Alva Noto & Ryuichi Sakamoto: insen

Alva Noto & Ryuichi Sakamoto
insen
Asphodel
2005-05-31

Ryuichi Sakamoto is one of Japan’s greatest living treasures. If you haven’t heard of him, chances are you’ve heard his music. His discography is astoundingly long. Amongst soundtracks, compilations, live albums, and imports, an exact count is difficult, but it’s safe to say that Sakamoto has been significantly involved in over 60 albums. Since the late ’70s, the composer has worked in, and excelled at, nearly every musical genre: rock, pop, jazz, modern classical, bossa nova, hip hop, and electronic music. He’s written music for television (Wild Palms), film (The Last Emperor, Little Buddha, The Sheltering Sky), video games (Lack of Love), the 1992 Barcelona Summer Olympics, and even ringtones for Nokia’s 8800 cell phone.

Sakamoto is best known for his “Neo Geo” fusion of Western and Eastern music; his list of collaborators includes David Sylvian, Towa Tei, Youssou N’Dour, Andy Partridge, Arto Lindsay, and DJ Spooky, to name but a few. The 2003 compilation Moto.Tronic is a good introduction to Sakamoto; its last track is a remix by Alva Noto exemplary of their collaboration.

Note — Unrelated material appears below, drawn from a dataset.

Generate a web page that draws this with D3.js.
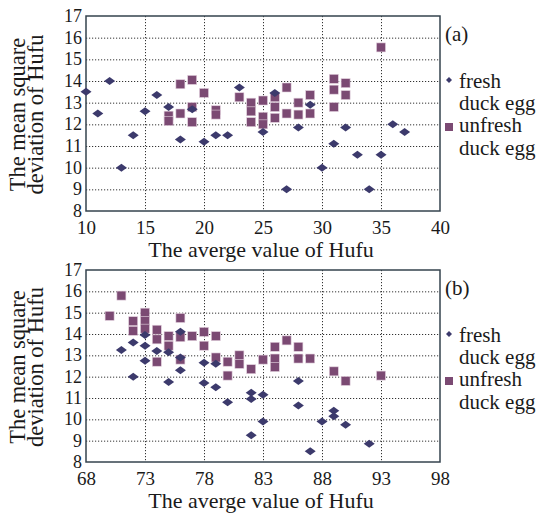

Alva Noto is an alias of German sound artist Carsten Nicolai. For Nicolai, sound is both king and slave; to him, all audio, from music to mechanical noises, is simply fodder for micro-level editing. Established in the late ’90s, his Raster-Noton label is widely respected in avant-garde circles. Nicolai’s work is cold but compelling. It’s rife with clicks, buzzes, and pops, yet is somehow both minimal and spacious. While on tour in Japan, Nicolai met Sakamoto, and the two began a musical dialogue.

After a few initial remixes, Nicolai and Sakamoto produced a full-length album, vrioon, in 2002. The album became a minimal classic, winning a record of the year award from The Wire magazine. insen continues this collaboration with strict methodology: Sakamoto on piano and Nicolai on “additional sound and production”. In other words, Sakamoto recorded bits of piano and sent them to Nicolai for processing. Sakamoto himself is no stranger to sound design, as his 2004 album Chasm is full of heavily processed acoustics. However, he is a composer first and foremost; he comes from an age when music was notes. Sakamoto’s signature is gorgeous, memorable melodies, which begs the question: why send such lovely stuff into the forest of digital plug-ins?

Nicolai’s treatments of Sakamoto’s piano are much more three-dimensional than a straight acoustic recording. Sure, a Sakamoto solo piano recital would be nice to hear. But a recording of it would simply be an artifact of the performance. Nicolai takes this performance and plays with it, stretching, cutting, and creasing it into palpable shapes.

Album opener “Aurora” wastes no time with plug-ins, taking a four-chord pattern and stretching the last chord into a crescendo that dissolves into digital ripples. As the track slowly unfurls in four-chord segments, Nicolai takes the ends of notes and copies them into pulsing backdrops, folding the track over itself. People have overdubbed sound for years, but the degree of detail and the mileage attained with such minimal material is impressive. Simple piano figures likewise begin “Iano”, but by the end of the track, they have stretched into gauzy, sustained atmospherics worthy of a cathedral.

Interestingly, insen sounds great at both low and high volumes. At low volumes, Sakamoto’s piano takes precedence. It’s graceful, unhurried, an antidote to daily stress. However, at high volumes, Nicolai’s processing moves to the fore. Crackles come to life, glitches zip here and there, and tracks rumble with surprisingly deep sub-bass. For what is seemingly a minimal album, the material is actually quite full-bodied. In minimal music, discussion of process is inevitable, but even without knowledge of its processes, insen engages on many levels.